With England's Test plans in turmoil after their thrashings in the first two Tests in West Indies, is a knight in shiny padding about to ride to the team's rescue for the St Lucia Test, and beyond it, the Ashes?
Well, err … no. But when put on the spot by his new employers, the BBC, Sir Alastair Cook couldn't quite bring himself to admit that, if his country did come calling, he could not be tempted to reach for his bat once more, and step out to open England's innings for a record-extending 162nd Test.
"You can never, never, never say never because you don't know what the situation is," Cook told BBC Five Live. "But I am very, very unlikely ever to play for England again."
English hankering after a batsman of Cook's solidity is understandable given their failings in Barbados and Antigua, where they have twice lost all ten wickets for fewer than 100 runs - all out for 77 in the first Test, and a collapse of 10 for 97 in the second.
Cook's direct replacement in the team, Rory Burns, has acquitted himself adequately in the circumstances - scoring a fluent 84 in Barbados - but Keaton Jennings was dropped for his twin failures in that Test, while Joe Denly, on debut, was lucky to avoid a pair in his two unconvincing visits to the crease.

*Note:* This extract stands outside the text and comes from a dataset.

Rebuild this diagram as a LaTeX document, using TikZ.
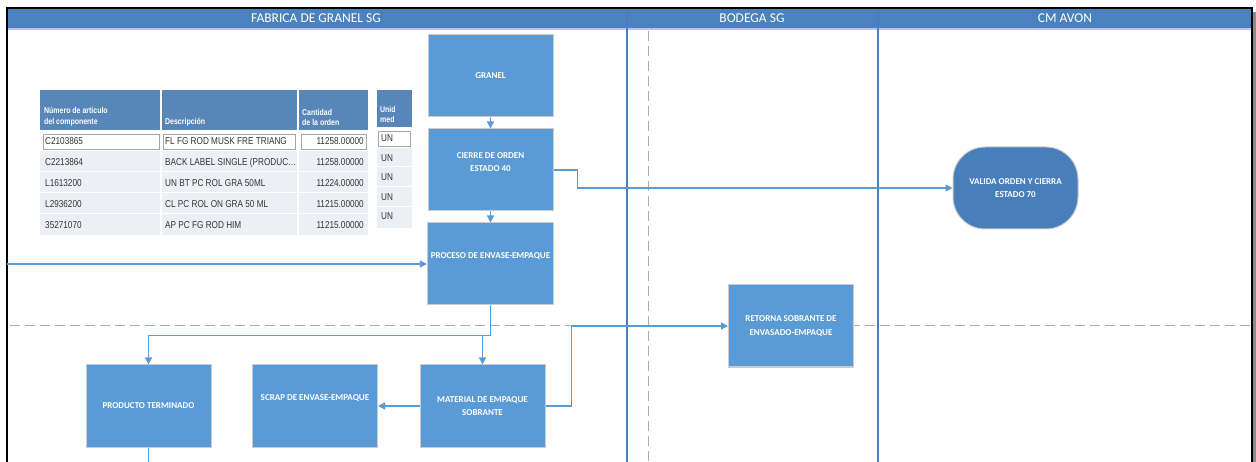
\documentclass[tikz,border=0pt]{standalone}
\usepackage{fontspec}
\setmainfont{Carlito}
\newfontfamily\tablefont[FakeStretch=0.82]{Liberation Sans}
\usetikzlibrary{arrows.meta, positioning, calc}
\definecolor{bandblue}{RGB}{74,130,189}
\definecolor{boxblue}{RGB}{91,155,213}
\definecolor{termblue}{RGB}{72,126,186}
\definecolor{flowblue}{RGB}{91,155,213}
\definecolor{laneblue}{RGB}{74,126,187}
\definecolor{headblue}{RGB}{88,134,184}
\definecolor{rowgray}{RGB}{236,240,245}
\tikzset{
  procbox/.style={
    rectangle, draw=black!20, line width=1pt, fill=boxblue, minimum width=125pt, minimum height=82pt,
    align=center, text=white, font=\fontsize{9}{13.5}\selectfont\bfseries
  },
  termbox/.style={procbox, rounded corners=32pt, fill=termblue},
  lift/.style={text depth=16pt},
  flow/.style={-{Triangle[length=7pt, width=7pt]}, draw=flowblue, line width=1.3pt},
  lanetitle/.style={text=white, font=\fontsize{13.5}{15}\selectfont}
}

\begin{document}
\begin{tikzpicture}[
    x=1pt, y=-1pt,
    laneline/.style={draw=laneblue, line width=1.2pt},
    sepdash/.style={draw=black!33, line width=1pt, dash pattern=on 10pt off 5pt},
    cell/.style={inner sep=0pt, font=\tablefont\fontsize{10}{11}\selectfont, text=black!80},
    htext/.style={inner sep=0pt, align=left, text=white, font=\tablefont\fontsize{8.5}{10.5}\selectfont\bfseries},
    inbox/.style={draw=black!35, fill=white, line width=0.6pt}
    ]
    \useasboundingbox (0,0) rectangle (1256,462);
    
    % Frame and lanes
    \fill[black!45] (1252,12) rectangle (1256,462);
    \fill[white] (7,8) rectangle (1252,470);
    \fill[bandblue] (8,9) rectangle (1251,28);
    \draw[blue!25, line width=2pt] (8,29.5) -- (1251,29.5);
    \draw[sepdash] (648,31) -- (648,462);
    \draw[sepdash] (10,326) -- (1251,326);
    \draw[laneline] (627,9) -- (627,462);
    \draw[laneline] (878,9) -- (878,462);
    \draw[line width=1.5pt] (7,470) -- (7,8) -- (1252,8) -- (1252,470);
    \node[lanetitle] (fabrica) at (316,18) {FABRICA DE GRANEL SG};
    \node[lanetitle] (bodega) at (752,18) {BODEGA SG};
    \node[lanetitle] (avon) at (1065,18) {CM AVON};
    
    % Components table
    \foreach \xa/\xb in {40/160, 162/297, 299/368}{
      \fill[headblue] (\xa,90) rectangle (\xb,130);
      \fill[rowgray] (\xa,151) rectangle (\xb,235);
    }
    \foreach \ya in {172,193,214}
      \draw[white, line width=1pt] (40,\ya) -- (368,\ya);
    \draw[inbox] (43,134) rectangle (159,149);
    \draw[inbox] (163,134) rectangle (295,149);
    \draw[inbox] (301,134) rectangle (366,149);
    \node[htext, anchor=south west] (hcod) at (44,126) {Número de artículo\\del componente};
    \node[htext, anchor=south west] (hdesc) at (165,126) {Descripción};
    \node[htext, anchor=south west] (hcant) at (302,126) {Cantidad\\de la orden};
    \foreach \cod/\desc/\cant [count=\i] in {
        C2103865/FL FG ROD MUSK FRE TRIANG/11258.00000,
        C2213864/BACK LABEL SINGLE (PRODUC\ldots/11258.00000,
        L1613200/UN BT PC ROL GRA 50ML/11224.00000,
        L2936200/CL PC ROL ON GRA 50 ML/11215.00000,
        35271070/AP PC FG ROD HIM/11215.00000}{
      \node[cell, anchor=west] (cod\i) at (45,{141.5+(\i-1)*21}) {\cod};
      \node[cell, anchor=west] (desc\i) at (165,{141.5+(\i-1)*21}) {\desc};
      \node[cell, anchor=east] (cant\i) at (364,{141.5+(\i-1)*21}) {\cant};
    }
    
    % Unit column
    \fill[headblue] (377,90) rectangle (412,127);
    \fill[rowgray] (377,148) rectangle (412,228);
    \foreach \ya in {167,187,207}
      \draw[white, line width=1pt] (377,\ya) -- (412,\ya);
    \draw[inbox] (378,131) rectangle (410,146);
    \node[htext, anchor=south west] (hun) at (380,123) {Unid\\med};
    \foreach \i in {1,2,3,4,5}
      \node[cell, anchor=west] (un\i) at (381,{138.5+(\i-1)*19.5}) {UN};
    
    % Process boxes
    \node[procbox] (granel) at (490.5,76) {GRANEL};
    \node[procbox, lift] (cierre) at (490.5,170) {CIERRE DE ORDEN\\ESTADO 40};
    \node[procbox, lift] (proceso) at (490.5,264) {PROCESO DE ENVASE-EMPAQUE};
    \node[procbox] (retorna) at (791,326) {RETORNA SOBRANTE DE\\ENVASADO-EMPAQUE};
    \node[termbox] (valida) at (1015.5,188) {VALIDA ORDEN Y CIERRA\\ESTADO 70};
    \node[procbox] (producto) at (148.5,406) {PRODUCTO TERMINADO};
    \node[procbox, lift] (scrap) at (315,406) {SCRAP DE ENVASE-EMPAQUE};
    \node[procbox] (material) at (482.5,406) {MATERIAL DE EMPAQUE\\SOBRANTE};
    
    % Connectors
    \coordinate (entrada) at (7,264);
    \coordinate (salida) at (148.5,462);
    \coordinate (split) at ($(proceso.south)+(0,30)$);
    \draw[flow] (granel) -- (cierre);
    \draw[flow] (cierre) -- (proceso);
    \draw[flow] (cierre.east) -- ++(24,0) |- (valida.west);
    \draw[flow] (entrada) -- (proceso.west);
    \draw[flow] (proceso.south) -- (split) -| (producto.north);
    \draw[flow] (split) -| (material.north);
    \draw[flow] (material) -- (scrap);
    \draw[flow] (material.east) -- ++(26,0) |- (retorna.west);
    \draw[draw=flowblue, line width=1.3pt] (producto.south) -- (salida);
    
    \end{tikzpicture}
\end{document}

The situation has distant echoes of the 1990 tour of the Caribbean, when David Gower - England's recently disposed captain - was signed up by Sky to cover that winter's Test series, having been controversially omitted from the squad by the new skipper, Graham Gooch.
The speculation that Gower could be about to swap the press box for the dressing room reached fever pitch after the third Test in Trinidad, when Gooch suffered a broken hand that would rule him out of the rest of the tour. He even played in a tour match against Barbados, making 4 in his only innings.
And though his Test prospects did eventually came to naught in the Caribbean, Gower returned to England action midway through the following English summer, in which his match-saving innings of 157 not out against India at The Oval secured his place for that winter's Ashes tour.
The Oval was also the venue of Cook's magnificent send-off last summer, when he put aside the lean run of form that had persuaded him to announce his retirement in the build-up to the match, and signed off his England duty with scores of 71 and 147 in a 118-run victory.
And if that performance is proof that Cook remains good enough to succeed at the highest level, the man himself is (almost) adamant that there will be no encore.
"I retired because I had done my bit," Cook said. "I'd loved my time playing for England and lived my dream for 12 years.
"But I got to the end where I wasn't quite good enough, I wasn't quite delivering as I would have liked to have done. Just that top inch in my brain was slightly different."
Never say never. But we can probably say probably not.